First off folks, sorry about going this far back into the thread, but I couldn't post yesterday. I couldn't access the CIC during the hour or so I have for online stuff. I'll try and answer everything I missed in this post.
Originally posted by Shane
Ever read any of Stephen Ambrose's books on WWII? Based on what you said I think if you haven't you'd very much enjoy Citizen Soliders, among others. The HBO Band of Brothers mini-series is adapted from one of his books.
My reading tend to swing between the very dry scientific books/journals/papers I have to read to stay up to date for my job, and trashy sci-fi/fantasy/horror novels in my spare time.
I'll check out the books you mentioned if I can find copies, though. The reason I believe democracy is a better system than the others though, is that I've had a chance to see a couple of others first hand while I was growing up. They were nothing but disaster for the countries involved.
I'm not sure how much you can blame Tolwyn for the Battle of Terra.

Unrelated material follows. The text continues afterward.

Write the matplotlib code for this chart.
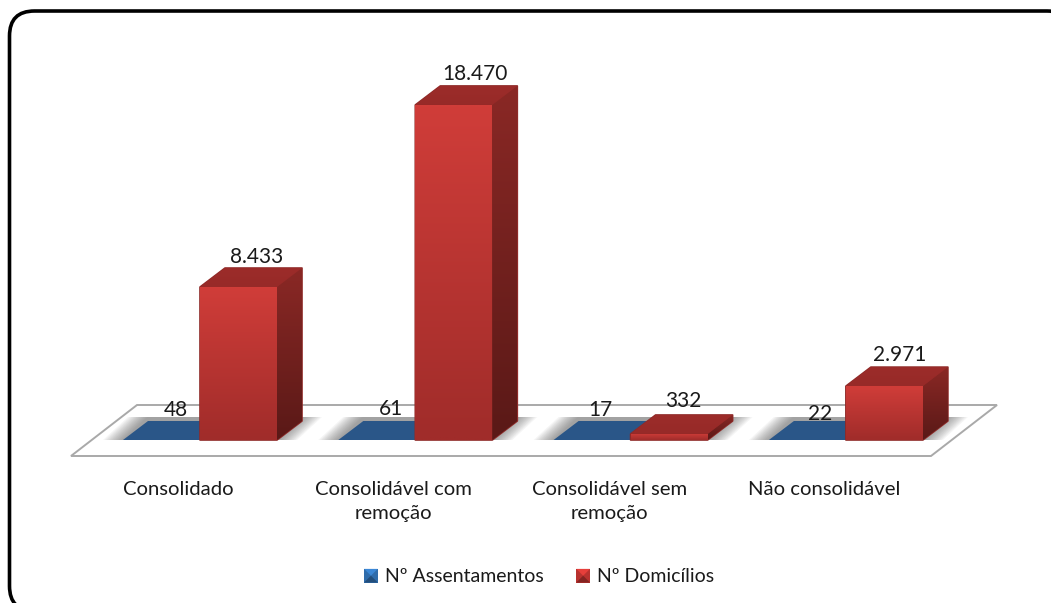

Yes, he didn't have a lot of faith in Grecko's plan, but Tolwyn admitted he thought it might work. (p.263) And in the end Tolwyn was in command of the force that did drive the cats back from Earth. I'll grant that he got damend lucky, but the position he found himself in was not one of his making. I think the fact that he had to sit back and watch several Confed worlds get nuked because the politicans failed Confed (to his way of thinking) is really what pushed him over the edge.
I'm not saying that Tolwyn was to blame for the battle of Terra (though one has to wonder what would have happened if Grecko hadn't had the rank to over-rule all the doubters and bull ahead with his plan) but rather pointing out that Tolwyn can't magically win battles. As the fact that he couldn't stop the Kilrathi cruisers moving in to nuke Earth, the loss of the Behemoth and what happend in WC4 all show, he can't pull a "Thrawn" simply by being there, so I'm kind of dubious about the idea that Tolwyn will save the day no matter what.
Re: Napolean's point about Thrawn being assasinated rather than beaten. He was assinated by his *own* assasin, which is saying something. Thrawn was assisinated *because* he was beaten at his own game. Leia managed to convince the Noghiri of the truth right under Thrawn's nose, turning his most effective agents into a fifth column in his own ranks. Not only that, the last third of the series was pretty much a non-stop series of defeats for Thrawn. Considering the loss of the cloning tanks, everything else in Mount Tantis, the death of C'Boath, the defection of the Nogiri and the loss of Delta Source, not to mention the general battle situation at Bilbringi at the end, it's not like Thrawn was cut down in his moment of triumph.
Re: the use of cloaking fighters to destroy the Behemoth being cowardly. If it's cowardly to use cloaked fighters to destroy a planet killer deployed by people you're at war with and protected by an entire carrier battlegroup, then how much more cowardly is it to use cloaking fighters to destroy refugee transposrts and drop bio-weapons on civilians?